This was a very interesting article as a fan of romances and not a fan of fantasy although I feel I should be. Any recommendations for good character-driven fantasy? I tried one Pratchett book and hated it - something to do with movie making? Is there a better one or was that one typical?

One trope in romance I'd like to see burned with fire is the 'maidenhead breaking' scene. I'm starting to thing it's a thing some people must find titillating.
posted by hydrobatidae at 11:55 AM on November 15, 2014


hydrobatidae - then I think you'll like the Miles Vorkosigan series and maybe early Pern - try them and see? It was Barrayar that got me hooked on the Vor but Cordelia's Honor might work better as a proper intro.
posted by infini at 1:16 PM on November 15, 2014 [1 favorite]


The best Pratchett book is Going Postal or possibly Small Gods. His early work is okay but mostly not great.
posted by Pope Guilty at 3:02 PM on November 15, 2014


Night Watch or Monstrous Regiment or Amazing Maurice or A Hat Full of Sky for me.
posted by kmz at 3:45 PM on November 15, 2014


Night Watch is amazing but I would not recommend it to somebody who hasn't read the previous Watch books.
posted by Pope Guilty at 4:14 PM on November 15, 2014


I've had a 100% success rate using Mort as the intro book to Pratchett.

And I am one of those people for whom (granted, pretty rarely, I have better comforting options generally) Eddings is comfort reading. Like someone said - it's what you latch onto when you're 12, and that's why it's comfortable.

Having said this, I can't fucking stand the Belgariad, it's the Tamuli that I turn to. (It neatly skips all that incredibly creepy 'I raised my wife!' stuff from the Elenium. By god, Eddings, stop joking about that, it does not make it less skeezy.)
posted by pseudonymph at 4:42 PM on November 15, 2014


I think it's really really daft to suggest Pratchett as a response to this article. Yes, he's funny. Yes he does the kind of woven storyline that some romance authors do. But it is not at all in the same wheelhouse. It isn't the same kind of humour at all, for starters. Secondly they are really encapsulated when it comes to character development which, even for the romance storylines, is very very different to romance novel's character development.

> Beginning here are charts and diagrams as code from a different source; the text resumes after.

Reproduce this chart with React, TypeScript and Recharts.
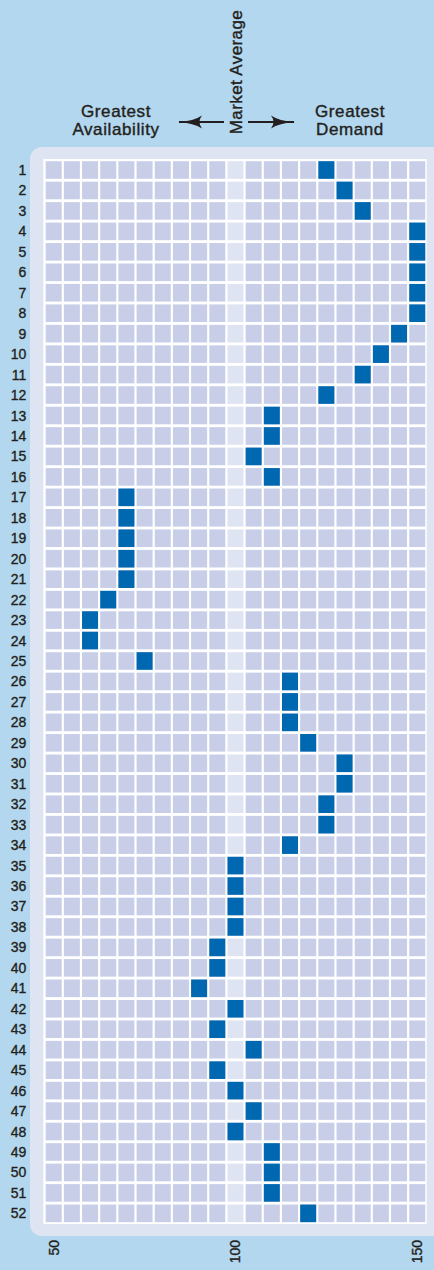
import React from "react";
import { ScatterChart, Scatter, XAxis, YAxis, CartesianGrid } from "recharts";

// Categories: row numbers 1..52
const rows: number[] = [
  1, 2, 3, 4, 5, 6, 7, 8, 9, 10, 11, 12, 13, 14, 15, 16, 17, 18, 19, 20, 21, 22, 23, 24, 25, 26,
  27, 28, 29, 30, 31, 32, 33, 34, 35, 36, 37, 38, 39, 40, 41, 42, 43, 44, 45, 46, 47, 48, 49, 50,
  51, 52,
];
// Index scale columns (50 .. 150 step 5)
const columns: number[] = [
  50, 55, 60, 65, 70, 75, 80, 85, 90, 95, 100, 105, 110, 115, 120, 125, 130, 135, 140, 145, 150,
];
// Value per row (index)
const values: number[] = [
  125, 130, 135, 150, 150, 150, 150, 150, 145, 140, 135, 125, 110, 110, 105, 110, 70, 70, 70, 70,
  70, 65, 60, 60, 75, 115, 115, 115, 120, 130, 130, 125, 125, 115, 100, 100, 100, 100, 95, 95, 90,
  100, 95, 105, 95, 100, 105, 100, 110, 110, 110, 120,
];
const xTicks: number[] = [50, 100, 150];
const marketAverage = 100;

const BG = "#b3d7ee";
const PANEL = "#dfe4f2";
const CELL = "#c8cee8";
const CELL_AVG = "#dfe4f3";
const DARK = "#0067b1";
const TEXT = "#231f20";
const FONT = "'Liberation Sans', Arial, Helvetica, sans-serif";

const CELL_W = 16;
const CELL_H = 17.6;

const gridCells = rows.flatMap((r) =>
  columns.map((c) => ({ x: c, y: r, avg: c === marketAverage }))
);
const bgCells = gridCells.filter((d) => !d.avg);
const avgCells = gridCells.filter((d) => d.avg);
const marks = rows.map((r, i) => ({ x: values[i], y: r }));

const makeCell = (fill: string) => (props: any) => {
  const { cx, cy } = props;
  if (cx == null || cy == null) return <g />;
  return <rect x={cx - CELL_W / 2} y={cy - CELL_H / 2} width={CELL_W} height={CELL_H} fill={fill} />;
};

const XTick = (props: any) => {
  const { x, y, payload } = props;
  return (
    <text
      x={x}
      y={y}
      transform={`rotate(-90, ${x}, ${y})`}
      textAnchor="end"
      dominantBaseline="central"
      fontSize={14}
      fontFamily={FONT}
      fill={TEXT}
      stroke={TEXT}
      strokeWidth={0.35}
    >
      {payload.value}
    </text>
  );
};

const YTick = (props: any) => {
  const { x, y, payload } = props;
  return (
    <text
      x={x}
      y={y}
      textAnchor="end"
      dominantBaseline="central"
      fontSize={14}
      fontFamily={FONT}
      fill={TEXT}
      stroke={TEXT}
      strokeWidth={0.35}
    >
      {payload.value}
    </text>
  );
};

export default function App() {
  return (
    <div
      style={{
        position: "absolute",
        left: 0,
        top: 0,
        width: 434,
        height: 1270,
        background: BG,
        overflow: "hidden",
        fontFamily: FONT,
      }}
    >
      {/* panel */}
      <div
        style={{
          position: "absolute",
          left: 30,
          top: 147,
          width: 420,
          height: 1089,
          background: PANEL,
          borderRadius: 12,
        }}
      />
      {/* header */}
      <svg width={434} height={150} style={{ position: "absolute", left: 0, top: 0 }}>
        <defs>
          <marker
            id="ah"
            viewBox="0 0 24 14"
            refX="23"
            refY="7"
            markerWidth="24"
            markerHeight="14"
            markerUnits="userSpaceOnUse"
            orient="auto"
          >
            <path d="M0,0.5 Q8,6 24,7 Q8,8 0,13.5 Q5,7 0,0.5 Z" fill={TEXT} />
          </marker>
        </defs>
        <g
          fontFamily={FONT}
          fontSize={17}
          fill={TEXT}
          stroke={TEXT}
          strokeWidth={0.4}
          textAnchor="middle"
          letterSpacing={0.6}
        >
          <text x={116} y={117}>Greatest</text>
          <text x={116} y={135}>Availability</text>
          <text x={350} y={117}>Greatest</text>
          <text x={350} y={135}>Demand</text>
          <text x={242} y={72} transform="rotate(-90, 242, 72)" letterSpacing={0.4}>
            Market Average
          </text>
        </g>
        <line x1={224} y1={122} x2={179} y2={122} stroke={TEXT} strokeWidth={2} markerEnd="url(#ah)" />
        <line x1={248} y1={122} x2={294} y2={122} stroke={TEXT} strokeWidth={2} markerEnd="url(#ah)" />
      </svg>
      <div style={{ position: "absolute", left: 0, top: 0 }}>
        <ScatterChart width={434} height={1270} margin={{ top: 159, right: 7.3, bottom: 0, left: 3.3 }}>
          <CartesianGrid fill="#ffffff" stroke="none" horizontal={false} vertical={false} />
          <XAxis
            type="number"
            dataKey="x"
            domain={[47.14, 152.6]}
            ticks={xTicks}
            allowDataOverflow
            axisLine={false}
            tickLine={false}
            tickSize={0}
            tickMargin={16}
            height={46}
            tick={<XTick />}
            interval={0}
          />
          <YAxis
            type="number"
            dataKey="y"
            domain={[0.462, 52.52]}
            reversed
            ticks={rows}
            allowDataOverflow
            axisLine={false}
            tickLine={false}
            tickSize={0}
            tickMargin={17}
            width={40}
            tick={<YTick />}
            interval={0}
          />
          <Scatter data={bgCells} shape={makeCell(CELL)} isAnimationActive={false} />
          <Scatter data={avgCells} shape={makeCell(CELL_AVG)} isAnimationActive={false} />
          <Scatter data={marks} shape={makeCell(DARK)} isAnimationActive={false} />
        </ScatterChart>
      </div>
    </div>
  );
}
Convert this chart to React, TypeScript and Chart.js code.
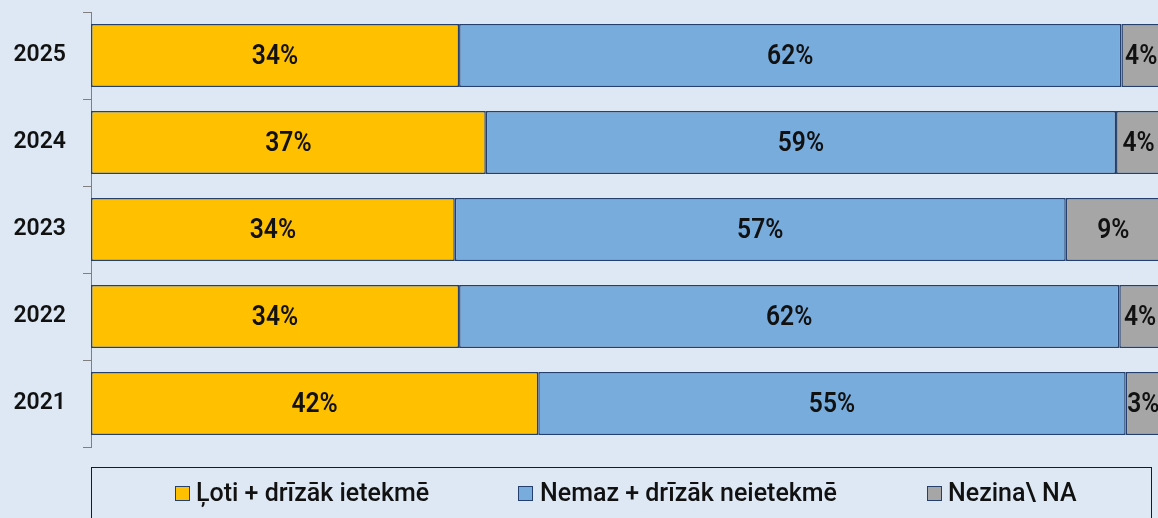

Like, I love Terry Pratchett's work, but it's not an answer to this particular question unless you ignore half the parameters AND have not actually read the kinds of romances novels being discussed.

Same goes for the OP's commenters suggesting Rothfuss and Malazan. Christ almighty they are so terribly wrong. Malazan is fantasy word salad with spiderwebs in place of outlines, Rothfuss is irritating beyond reason (I read both Kvothe books prior to searching the internet for them, on the recommendation of my brother-in-law which turned out to be 'I want you to read them so I have someone to talk about them with' rather than 'I think you'd like them'). They have very little overlap, in themes or structure or feel or narrative or characterisation or voice or plot or intent (or female characters!), with the kinds of romance being described.

Now, Bujold is probably a decent rec but she is very open about her romance influences.
posted by geek anachronism at 7:13 PM on November 15, 2014 [6 favorites]


Same goes for the OP's commenters suggesting Rothfuss and Malazan. Christ almighty they are so terribly wrong.

Oh, I agree completely. I don't think I'd have posted this article if not for the additional comments pointing out women who've been writing fantasy along the lines the guy at Pornokitsch suggested. It's not a sub-genre I'm very familiar with, but the names I recognized as likely appropriate there were Sharon Shinn (whom I've seen recommended on AskMe several times), Kate Elliott (I've read Cold Magic, which was good, though I seem to recall a romance just getting started in it, and I haven't read the sequel), Michelle Sagara (whose work I've only sampled in the past, but it struck me as on target for this), and Jacqueline Carey (whose work is super popular, though I've been told it has more in common with erotica than romance--not sure). It was surprising to me that Jared Shurin didn't mention any other epic fantasy writers like that, and I hope the comments about Rothfuss or Erikson didn't mislead anyone.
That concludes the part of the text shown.